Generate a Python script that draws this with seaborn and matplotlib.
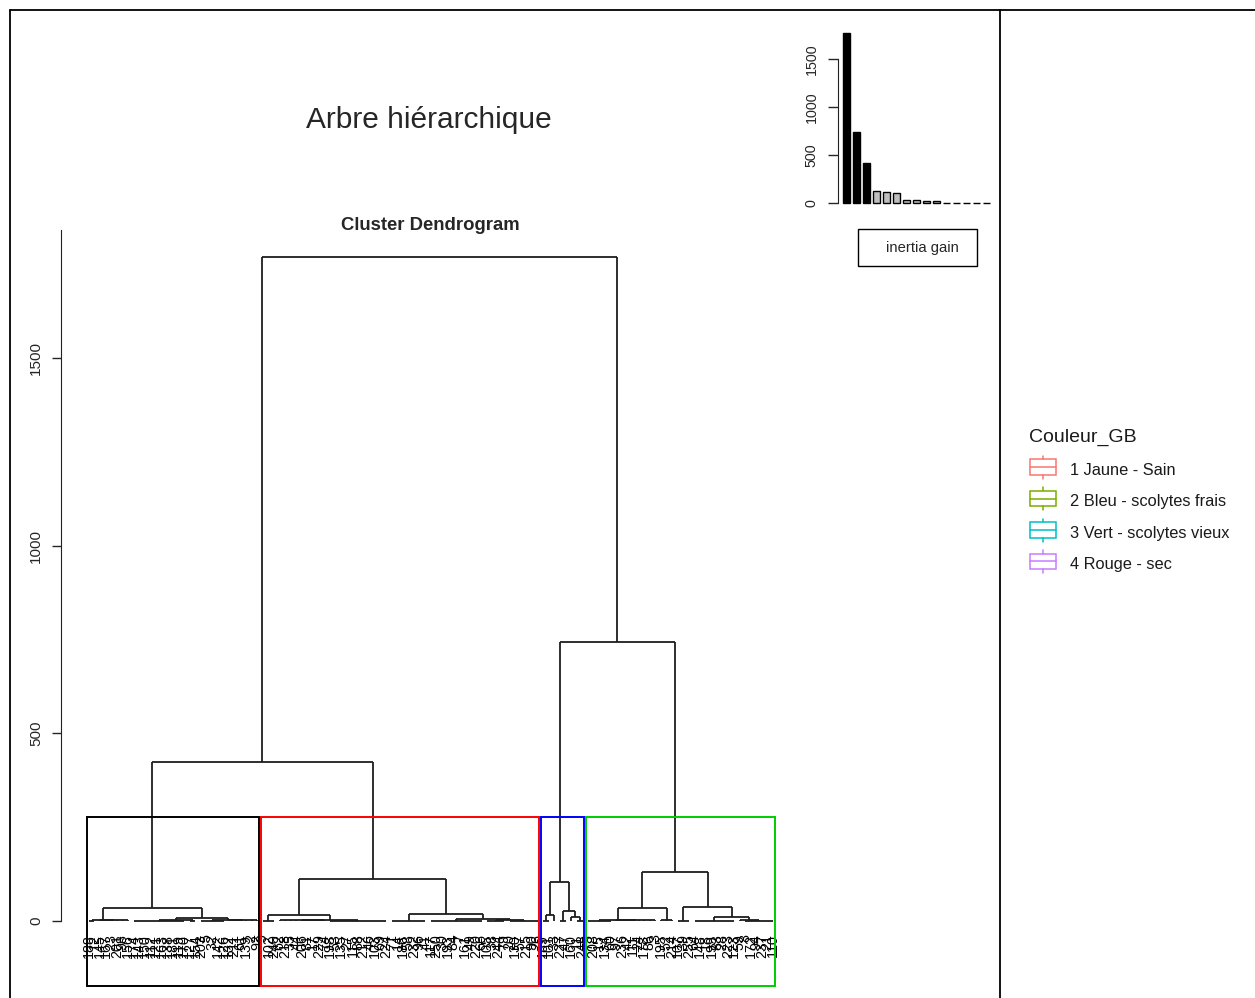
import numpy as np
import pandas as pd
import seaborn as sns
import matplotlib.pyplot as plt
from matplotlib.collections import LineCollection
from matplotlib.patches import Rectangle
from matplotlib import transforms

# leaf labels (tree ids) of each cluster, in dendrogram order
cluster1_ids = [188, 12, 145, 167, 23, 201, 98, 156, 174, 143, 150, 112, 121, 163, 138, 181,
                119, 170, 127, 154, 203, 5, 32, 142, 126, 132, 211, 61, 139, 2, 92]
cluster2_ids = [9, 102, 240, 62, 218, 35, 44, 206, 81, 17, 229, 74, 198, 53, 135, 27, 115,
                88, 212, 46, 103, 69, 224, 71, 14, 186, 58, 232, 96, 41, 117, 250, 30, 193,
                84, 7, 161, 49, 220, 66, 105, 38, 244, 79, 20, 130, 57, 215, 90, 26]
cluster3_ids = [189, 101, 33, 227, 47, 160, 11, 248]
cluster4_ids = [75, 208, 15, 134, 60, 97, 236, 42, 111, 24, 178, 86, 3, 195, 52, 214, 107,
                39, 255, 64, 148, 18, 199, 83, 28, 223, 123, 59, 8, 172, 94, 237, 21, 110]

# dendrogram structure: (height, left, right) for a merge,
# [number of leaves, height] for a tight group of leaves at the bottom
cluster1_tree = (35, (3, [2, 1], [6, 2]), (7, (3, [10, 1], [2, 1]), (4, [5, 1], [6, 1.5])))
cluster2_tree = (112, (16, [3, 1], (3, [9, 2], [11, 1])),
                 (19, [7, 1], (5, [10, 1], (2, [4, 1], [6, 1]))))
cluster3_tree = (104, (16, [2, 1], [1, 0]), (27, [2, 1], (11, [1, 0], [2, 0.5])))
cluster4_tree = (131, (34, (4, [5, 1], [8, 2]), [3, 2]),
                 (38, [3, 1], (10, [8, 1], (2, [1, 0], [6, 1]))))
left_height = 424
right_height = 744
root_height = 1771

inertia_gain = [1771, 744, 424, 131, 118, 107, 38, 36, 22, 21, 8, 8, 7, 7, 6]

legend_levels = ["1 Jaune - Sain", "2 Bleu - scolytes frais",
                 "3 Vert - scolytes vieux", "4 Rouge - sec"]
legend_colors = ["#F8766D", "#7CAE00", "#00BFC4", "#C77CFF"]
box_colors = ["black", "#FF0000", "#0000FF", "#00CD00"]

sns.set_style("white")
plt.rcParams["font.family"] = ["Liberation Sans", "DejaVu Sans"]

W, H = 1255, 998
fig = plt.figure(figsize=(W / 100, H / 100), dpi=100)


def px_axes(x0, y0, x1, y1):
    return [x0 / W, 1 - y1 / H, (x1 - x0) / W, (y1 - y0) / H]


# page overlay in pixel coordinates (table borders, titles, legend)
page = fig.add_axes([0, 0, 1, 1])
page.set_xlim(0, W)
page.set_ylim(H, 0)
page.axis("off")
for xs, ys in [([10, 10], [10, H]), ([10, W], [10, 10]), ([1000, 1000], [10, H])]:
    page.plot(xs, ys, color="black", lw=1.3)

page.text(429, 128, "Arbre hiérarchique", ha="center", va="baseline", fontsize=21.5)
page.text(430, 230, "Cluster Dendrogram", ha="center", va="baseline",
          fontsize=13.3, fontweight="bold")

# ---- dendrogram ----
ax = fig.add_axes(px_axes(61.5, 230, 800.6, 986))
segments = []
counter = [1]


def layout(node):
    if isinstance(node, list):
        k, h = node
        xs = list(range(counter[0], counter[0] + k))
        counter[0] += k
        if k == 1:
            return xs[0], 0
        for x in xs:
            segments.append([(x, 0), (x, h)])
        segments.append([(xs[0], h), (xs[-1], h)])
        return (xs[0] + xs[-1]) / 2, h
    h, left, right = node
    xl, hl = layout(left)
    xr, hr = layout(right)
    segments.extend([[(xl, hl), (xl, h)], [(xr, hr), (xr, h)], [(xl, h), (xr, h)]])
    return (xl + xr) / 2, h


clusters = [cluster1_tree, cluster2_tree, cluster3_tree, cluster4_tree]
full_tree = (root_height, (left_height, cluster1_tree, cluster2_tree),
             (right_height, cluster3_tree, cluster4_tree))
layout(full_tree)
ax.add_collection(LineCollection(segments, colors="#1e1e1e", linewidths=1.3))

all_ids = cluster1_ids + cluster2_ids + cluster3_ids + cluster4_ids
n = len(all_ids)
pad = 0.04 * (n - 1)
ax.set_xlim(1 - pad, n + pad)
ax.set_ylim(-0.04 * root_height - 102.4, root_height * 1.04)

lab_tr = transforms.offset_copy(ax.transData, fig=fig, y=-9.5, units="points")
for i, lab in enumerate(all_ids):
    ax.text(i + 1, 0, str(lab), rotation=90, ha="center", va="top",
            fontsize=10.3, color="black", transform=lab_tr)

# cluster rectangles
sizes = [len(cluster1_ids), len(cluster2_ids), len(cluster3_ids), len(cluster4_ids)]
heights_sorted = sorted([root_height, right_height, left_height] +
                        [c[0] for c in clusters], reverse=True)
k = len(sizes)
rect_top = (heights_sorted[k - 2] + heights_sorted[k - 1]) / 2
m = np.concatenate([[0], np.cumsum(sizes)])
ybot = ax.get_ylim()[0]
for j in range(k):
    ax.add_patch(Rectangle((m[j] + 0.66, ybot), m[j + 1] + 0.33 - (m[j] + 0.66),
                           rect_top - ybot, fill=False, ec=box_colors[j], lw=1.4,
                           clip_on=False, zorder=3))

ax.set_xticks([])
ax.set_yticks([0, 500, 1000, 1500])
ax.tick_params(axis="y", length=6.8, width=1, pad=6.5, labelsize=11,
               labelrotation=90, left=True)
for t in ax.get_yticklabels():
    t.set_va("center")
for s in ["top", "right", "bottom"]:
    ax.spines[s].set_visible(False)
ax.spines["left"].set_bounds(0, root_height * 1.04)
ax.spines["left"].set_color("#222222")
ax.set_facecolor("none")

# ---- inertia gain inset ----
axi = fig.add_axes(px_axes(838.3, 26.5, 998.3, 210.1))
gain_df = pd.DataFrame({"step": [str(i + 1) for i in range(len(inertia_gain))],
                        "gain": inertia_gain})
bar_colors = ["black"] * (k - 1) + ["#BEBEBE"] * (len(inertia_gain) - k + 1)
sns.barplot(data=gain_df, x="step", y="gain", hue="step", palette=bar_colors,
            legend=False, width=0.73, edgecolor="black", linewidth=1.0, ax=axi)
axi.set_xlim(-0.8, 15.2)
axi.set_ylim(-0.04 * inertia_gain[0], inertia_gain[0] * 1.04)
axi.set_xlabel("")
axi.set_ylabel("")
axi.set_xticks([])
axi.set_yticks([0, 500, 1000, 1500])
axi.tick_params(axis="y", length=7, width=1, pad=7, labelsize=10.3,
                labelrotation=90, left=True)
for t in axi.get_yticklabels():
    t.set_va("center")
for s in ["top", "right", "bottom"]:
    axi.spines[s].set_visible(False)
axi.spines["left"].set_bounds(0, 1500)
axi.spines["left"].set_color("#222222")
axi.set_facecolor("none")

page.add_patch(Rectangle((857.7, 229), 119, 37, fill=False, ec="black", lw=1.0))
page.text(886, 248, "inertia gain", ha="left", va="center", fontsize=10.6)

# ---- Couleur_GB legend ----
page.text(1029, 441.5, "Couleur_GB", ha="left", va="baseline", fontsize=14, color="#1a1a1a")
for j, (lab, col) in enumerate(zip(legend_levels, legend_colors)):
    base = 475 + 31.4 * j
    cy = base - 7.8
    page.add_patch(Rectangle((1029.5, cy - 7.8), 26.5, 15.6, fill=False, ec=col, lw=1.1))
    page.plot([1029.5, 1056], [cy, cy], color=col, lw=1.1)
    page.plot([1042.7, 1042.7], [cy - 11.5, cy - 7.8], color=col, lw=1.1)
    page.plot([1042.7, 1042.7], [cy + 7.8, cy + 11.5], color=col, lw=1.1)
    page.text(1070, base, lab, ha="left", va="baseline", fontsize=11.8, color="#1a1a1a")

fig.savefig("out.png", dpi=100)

**Your task**
From the opening line of the listing above through the line bearing "from matplotlib import transforms", repeat each line exactly. Drop every picture.

**The output**
Generate a Python script that draws this with seaborn and matplotlib.
import numpy as np
import pandas as pd
import seaborn as sns
import matplotlib.pyplot as plt
from matplotlib.collections import LineCollection
from matplotlib.patches import Rectangle
from matplotlib import transforms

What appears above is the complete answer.